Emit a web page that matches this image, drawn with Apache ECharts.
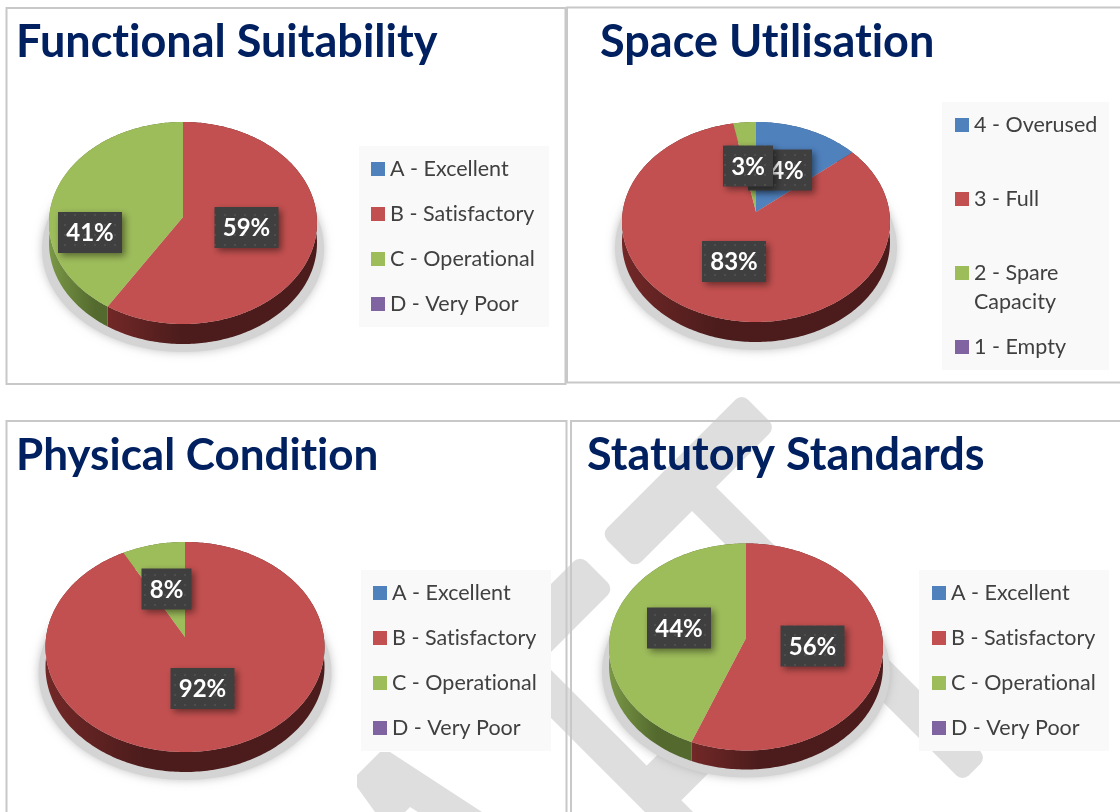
<!DOCTYPE html>
<html>
<head>
<meta charset="utf-8">
<style>
html, body { margin: 0; padding: 0; background: #fff; }
#main { width: 1120px; height: 812px; }
</style>
<script src="https://cdn.jsdelivr.net/npm/echarts@6/dist/echarts.min.js"></script>
</head>
<body>
<div id="main"></div>
<script>
// chart values
const gradeNames = ['A - Excellent', 'B - Satisfactory', 'C - Operational', 'D - Very Poor'];
const spaceNames = ['4 - Overused', '3 - Full', '2 - Spare\nCapacity', '1 - Empty'];
const functionalValues = [0, 59, 41, 0];
const spaceValues = [14, 83, 3, 0];
const physicalValues = [0, 92, 8, 0];
const statutoryValues = [0, 56, 44, 0];

const colors = ['#4f81bd', '#c35050', '#9dbc5a', '#8064a2'];
const sideColors = [
    ['#3a5f8c', '#2f4d72'],
    ['#722827', '#4c1c1c'],
    ['#7a9846', '#53692e'],
    ['#5e4a78', '#4a3a5f']
];

// layout of each panel, label spots are offsets from the ellipse centre
// tilt = how far the wedge tip sits above the ellipse centre
const panels = [
    {
        title: 'Functional Suitability', titleX: 16, titleY: 20, titleSize: 45,
        names: gradeNames, values: functionalValues,
        cx: 183, cy: 223, rx: 134, ry: 101, depth: 20, tilt: 6,
        labels: [null, [63.5, 4.5], [-93, 9.5], null],
        box: [359, 146, 190, 181], swatchX: 371, legendY: [169, 214, 259, 304]
    },
    {
        title: 'Space Utilisation', titleX: 600, titleY: 20, titleSize: 45,
        names: spaceNames, values: spaceValues,
        cx: 756, cy: 222, rx: 134, ry: 100, depth: 20, tilt: 10,
        labels: [[24, -52], [-22, 39.5], [-8, -56], null],
        box: [942, 102, 167, 268], swatchX: 955, legendY: [125, 199, 273, 347]
    },
    {
        title: 'Physical Condition', titleX: 16, titleY: 434, titleSize: 44,
        names: gradeNames, values: physicalValues,
        cx: 185, cy: 647, rx: 139.5, ry: 105, depth: 20, tilt: 10,
        labels: [null, [17.5, 41.5], [-18.5, -58], null],
        box: [361, 570, 190, 181], swatchX: 373, legendY: [593, 638, 683, 728]
    },
    {
        title: 'Statutory Standards', titleX: 587, titleY: 433, titleSize: 45,
        names: gradeNames, values: statutoryValues,
        cx: 746, cy: 647, rx: 137, ry: 103.5, depth: 19, tilt: 9,
        labels: [null, [66.5, -1], [-67, -19], null],
        box: [919, 570, 190, 181], swatchX: 932, legendY: [593, 638, 683, 728]
    }
];

// plain glyphs, Lato would otherwise join "ti" into a ligature
const getCtx = HTMLCanvasElement.prototype.getContext;
HTMLCanvasElement.prototype.getContext = function () {
    const c = getCtx.apply(this, arguments);
    if (c && 'textRendering' in c) c.textRendering = 'optimizeSpeed';
    return c;
};

const chart = echarts.init(document.getElementById('main'), null, { renderer: 'canvas' });

// little dotted fill for the label boxes
const dots = document.createElement('canvas');
dots.width = 10;
dots.height = 10;
const dctx = dots.getContext('2d');
dctx.fillStyle = '#3f3f3f';
dctx.fillRect(0, 0, 10, 10);
dctx.fillStyle = '#4e4e4e';
dctx.fillRect(4, 4, 2, 2);

// rim point seen from the wedge tip, which sits above the ellipse centre
function ringPoint(p, frac, off) {
    const a = frac * Math.PI * 2;
    const k = p.tilt / p.ry;
    const t = -k * Math.cos(a) + Math.sqrt(1 - k * k * Math.sin(a) * Math.sin(a));
    return [
        p.cx + p.rx * t * Math.sin(a),
        p.cy - p.tilt - p.ry * t * Math.cos(a) + off
    ];
}

function arcPoints(p, from, to, off) {
    const pts = [];
    const n = Math.max(2, Math.ceil((to - from) * 360));
    for (let i = 0; i <= n; i++) {
        pts.push(ringPoint(p, from + (to - from) * i / n, off));
    }
    return pts;
}

function makeSlice(panel, index) {
    const total = panel.values.reduce((a, b) => a + b, 0);
    const before = panel.values.slice(0, index).reduce((a, b) => a + b, 0);
    return function (params, api) {
        const val = api.value(0);
        if (!val) return { type: 'group', children: [] };
        const from = before / total;
        const to = (before + val) / total;
        const top = arcPoints(panel, from, to, 0);
        const bottom = arcPoints(panel, from, to, panel.depth).reverse();
        const children = [
            {
                type: 'polygon',
                z2: 1,
                shape: { points: top.concat(bottom) },
                style: {
                    fill: new echarts.graphic.LinearGradient(0, 0, 1, 0, [
                        { offset: 0, color: sideColors[index][0] },
                        { offset: 0.35, color: sideColors[index][1] },
                        { offset: 1, color: sideColors[index][1] }
                    ])
                }
            },
            {
                type: 'polygon',
                z2: 2,
                shape: { points: [[panel.cx, panel.cy - panel.tilt]].concat(top) },
                style: { fill: colors[index] }
            }
        ];
        const spot = panel.labels[index];
        if (spot) {
            const w = val < 10 ? 50 : 64;
            const lx = panel.cx + spot[0];
            const ly = panel.cy + spot[1];
            const order = 10 + (index === 2 ? 2 : 0);
            children.push({
                type: 'rect',
                z2: order,
                shape: { x: lx - w / 2, y: ly - 20.5, width: w, height: 41 },
                style: {
                    fill: { image: dots, repeat: 'repeat' },
                    shadowBlur: 7,
                    shadowColor: 'rgba(0,0,0,0.45)',
                    shadowOffsetX: 3,
                    shadowOffsetY: 3
                }
            }, {
                type: 'text',
                z2: order + 1,
                style: {
                    x: lx,
                    y: ly + 1,
                    text: val + '%',
                    align: 'center',
                    verticalAlign: 'middle',
                    fill: '#fff',
                    font: 'bold 24px Lato'
                }
            });
        }
        return { type: 'group', children: children };
    };
}

// watermark pieces, rotated bars of the big DRAFT behind the panels
function bar(x, y, len, thick, deg) {
    return {
        type: 'rect',
        x: x,
        y: y,
        rotation: deg * Math.PI / 180,
        z: 0,
        shape: { x: -len / 2, y: -thick / 2, width: len, height: thick, r: 9 },
        style: { fill: '#dedede' }
    };
}

const graphics = [
    bar(688.3, 480.7, 199, 48, 45),
    bar(830, 625, 409, 34, -45),
    bar(549, 620, 136, 48, 45),
    bar(600.5, 743.5, 281, 34, -45),
    bar(677, 770, 104, 49, 45),
    {
        type: 'polygon',
        z: 0,
        shape: {
            points: [[380, 752], [390, 752], [482, 812], [418, 812], [410, 807],
                [405, 812], [375, 812], [357, 787], [357, 775]]
        },
        style: { fill: '#dedede' }
    }
];

panels.forEach(p => {
    graphics.push({
        type: 'ellipse',
        z: 1,
        shape: { cx: p.cx, cy: p.cy + p.depth + 6, rx: p.rx + 7, ry: p.ry + 2 },
        style: { fill: '#d4d4d4', shadowBlur: 10, shadowColor: 'rgba(170,170,170,0.7)' }
    });
    graphics.push({
        type: 'rect',
        z: 1,
        shape: { x: p.box[0], y: p.box[1], width: p.box[2], height: p.box[3] },
        style: { fill: '#f9f9f9' }
    });
});

const frames = [
    [6.5, 8, 559, 376],
    [567, 7.5, 560, 375],
    [6.5, 421, 560, 400],
    [571, 421, 560, 400]
];
frames.forEach(f => {
    graphics.push({
        type: 'rect',
        z: 1,
        shape: { x: f[0], y: f[1], width: f[2], height: f[3] },
        style: { fill: 'none', stroke: '#c8c8c8', lineWidth: 2 }
    });
});

const series = [];
const legends = [];
const legendLine = 29;
panels.forEach(panel => {
    panel.names.forEach((name, i) => {
        series.push({
            type: 'custom',
            name: name,
            coordinateSystem: 'none',
            z: 3,
            silent: true,
            itemStyle: { color: colors[i] },
            data: [[panel.values[i]]],
            renderItem: makeSlice(panel, i)
        });
        const two = name.indexOf('\n') >= 0;
        legends.push({
            data: [name],
            selectedMode: false,
            left: panel.swatchX,
            top: panel.legendY[i] - (two ? legendLine * 1.5 : legendLine / 2),
            padding: 0,
            icon: 'rect',
            itemWidth: 14,
            itemHeight: 14,
            itemGap: 0,
            formatter: n => (n.indexOf('\n') >= 0 ? '\n' + n : n),
            textStyle: {
                color: '#404040',
                fontFamily: 'Lato',
                fontSize: 21.5,
                lineHeight: legendLine
            }
        });
    });
});

const option = {
    backgroundColor: '#fff',
    animation: false,
    title: panels.map(p => ({
        text: p.title,
        left: p.titleX,
        top: p.titleY,
        padding: 0,
        textStyle: { color: '#002060', fontFamily: 'Lato', fontWeight: 'bold', fontSize: p.titleSize }
    })),
    legend: legends,
    graphic: graphics,
    series: series
};
chart.setOption(option);
</script>
</body>
</html>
_____
Tally how many lines of the material contain the word "image". The answer must be the number and nothing else.

_Result below_: 2